Whether on stamp duty land tax (SDLT), changes to agricultural property relief and business property relief, capital gains tax, or annual tax on enveloped dwellings (ATED), we have the expertise residential and commercial property owners need.

  • Structuring:

    Advising on the appropriate structure for commercial and residential property ownership and disposal

  • Buy-to-let landlords:

    Advising on rental income tax relief for finance costs, SDLT and the options available

  • Commercial landlords:

    Advising on the impact of tax changes and tax reliefs, such as capital allowances

  • Multiple residences:

    Advising on the tax issues arising from owning multiple residences

  • Enveloped dwellings:

    Helping you meet compliance obligations and understand rule changes

  • International property:

    Advising on the reliefs for those with overseas properties

Why choose S&W?

We don’t provide off-the-peg solutions. Our highly qualified property tax specialists provide advice carefully tailored to your property tax needs. They’ll keep you informed of any changes in legislation and advise you accordingly.

Frequently asked questions about property tax issues

When individuals let property, they may need to report the income to HMRC, with income tax due on any taxable rental profit. This is done by filing a self-assessment tax return of income received and expenses incurred.

If you are not already filing tax returns, you may need to register for self-assessment. The deadline to do so is 5 October following the end of the tax year in which the taxable income arose.

The non-resident landlord scheme requires the tenant or letting agent to withhold basic-rate tax from any rental payments made to a non-resident landlord. The landlord may still need to file a tax return, and any tax withheld is deducted from the UK tax liability.

The landlord can apply to HMRC to have the rent paid gross, which is generally granted, provided that their UK tax affairs are up to date. The rental income and expenses are then reported on a UK tax return.

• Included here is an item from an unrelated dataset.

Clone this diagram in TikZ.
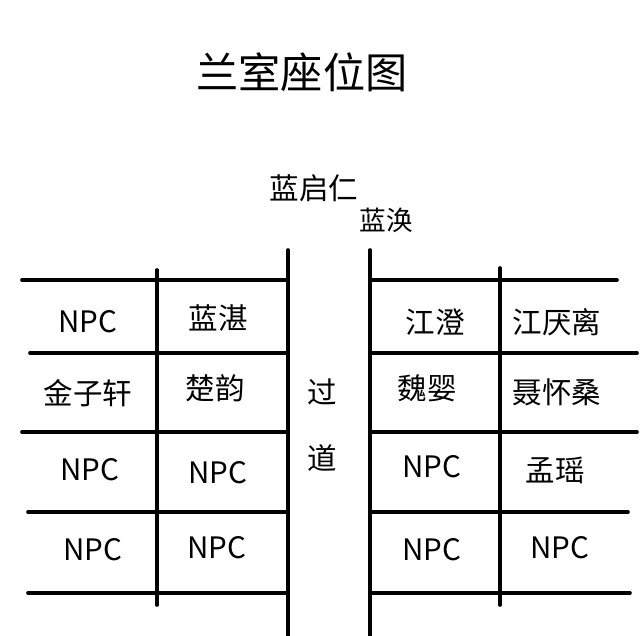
\documentclass[tikz,border=0pt]{standalone}
\usepackage{fontspec}
\newfontfamily\cjk{Noto Sans CJK SC}
\tikzset{grid line/.style={line width=2.6pt},
  seat/.style={font=\cjk\fontsize{21}{24}\selectfont}}
\begin{document}
\begin{tikzpicture}[x=0.025cm,y=-0.025cm,line join=round,line cap=round]
	\useasboundingbox (0,0) rectangle (640,636);
	% title and teachers
	\node[font=\cjk\fontsize{30}{34}\selectfont] (title) at (302,72) {兰室座位图};
	\node[seat] (qiren) at (314,188) {蓝启仁};
	\node[seat,font=\cjk\fontsize{19}{22}\selectfont] (huan) at (386,220) {蓝涣};
	% aisle
	\draw[grid line] (288,250)--(288,636);
	\draw[grid line] (370,250)--(370,636);
	\node[seat] (guo) at (322,392) {过};
	\node[seat] (dao) at (322,458) {道};
	% left desks
	\foreach \y/\xa in {280/22,353/30,432/22,512/28,593/28}
		\draw[grid line] (\xa,\y)--(288,\y);
	\draw[grid line] (157,270)--(157,605);
	% right desks
	\foreach \y/\xb in {280/617,353/637,432/637,512/628,593/630}
		\draw[grid line] (370,\y)--(\xb,\y);
	\draw[grid line] (500,268)--(500,605);
	% seats
	\node[seat] (l11) at (88,322) {NPC};
	\node[seat] (l12) at (218,318) {蓝湛};
	\node[seat] (l21) at (88,393) {金子轩};
	\node[seat] (l22) at (215,388) {楚韵};
	\node[seat] (l31) at (90,470) {NPC};
	\node[seat] (l32) at (218,473) {NPC};
	\node[seat] (l41) at (93,550) {NPC};
	\node[seat] (l42) at (217,548) {NPC};
	\node[seat] (r11) at (435,322) {江澄};
	\node[seat] (r12) at (557,322) {江厌离};
	\node[seat] (r21) at (427,388) {魏婴};
	\node[seat] (r22) at (557,392) {聂怀桑};
	\node[seat] (r31) at (432,467) {NPC};
	\node[seat] (r32) at (555,470) {孟瑶};
	\node[seat] (r41) at (432,550) {NPC};
	\node[seat] (r42) at (560,548) {NPC};
\end{tikzpicture}
\end{document}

This often applies to individuals who leave the UK and let their UK property while living abroad. If they were renting out UK property before moving abroad and keep doing so, they will still have to apply to have the rent paid gross.

The taxable income is calculated in the same way as for a UK resident.

You can claim a deduction against rental income for finance costs, such as mortgage or other loan interest. This is only available on debt incurred to acquire land and buildings or to finance repairs and improvements.

The rules governing the deductibility of finance costs, such as mortgage interest, for individuals have been restricted, however. Instead of a simple deduction reducing the overall taxable profit, relief is given as a basic-rate (20%) credit against the tax payable on the rental profit. Before 6 April 2020, transitional rules were in place.

Care should be taken when increasing the debt against a property in the letting business. If this is done to extract capital for use outside the business, the tax relief available may be restricted.

This is a complex area, and you should seek detailed, professional advice before taking any action.

It is possible to run a rental business through a company. The matters that should be considered include income tax and corporation tax rates, SDLT liabilities, and the impact of a future sale of the property in the company.

The tax analysis will depend on the number of properties comprising the business, whether there is an existing rental business or you are starting a new one, and whether or not you or a family member might need to occupy one of the properties.

Where money is borrowed to fund the rental business, the restriction on deductibility of finance charges does not apply to companies.

Capital gains tax (CGT) may be due on sales of UK residential property. The gain subject to tax is the difference between the cost of acquiring the property, plus any allowable costs of sale and acquisition, and the sale proceeds. Costs of improving the property during the period of ownership, if reflected in the state of the property at the date of sale, can also be deducted.

Private residence relief (sometimes called “main residence relief”), the CGT annual exempt amount and any current year or brought forward capital losses may be available to reduce the gain. Any taxable gain is then subject to capital gains tax at either 18% or 24%, depending on the individual’s overall tax position.

When a UK residential property is sold, any gain is generally subject to capital gains tax (CGT).

Private residence relief (PRR) exempts some or all of the gain when an individual has made a disposal of their only or main residence. PRR is also frequently called “‘principal private residence relief” or “PPR relief”.

The amount of private residence relief you can claim depends on various factors, including the period of occupation as an individual’s main residence, ownership of other properties and the size of any garden or grounds.

Periods of “deemed occupation” can also reduce the size of a gain arising on the sale of a property, irrespective of whether or not the individual was living there. The most common of these is the final nine months of ownership of a property, extended to 36 months in the case of disabled individuals and some care home residents.

In cases where an individual owns multiple properties, the availability of PPR will be influenced by whether a PPR election was made to nominate a particular property as the main residence. There are prescribed conditions and time limits for these elections, and you should seek professional advice when considering this.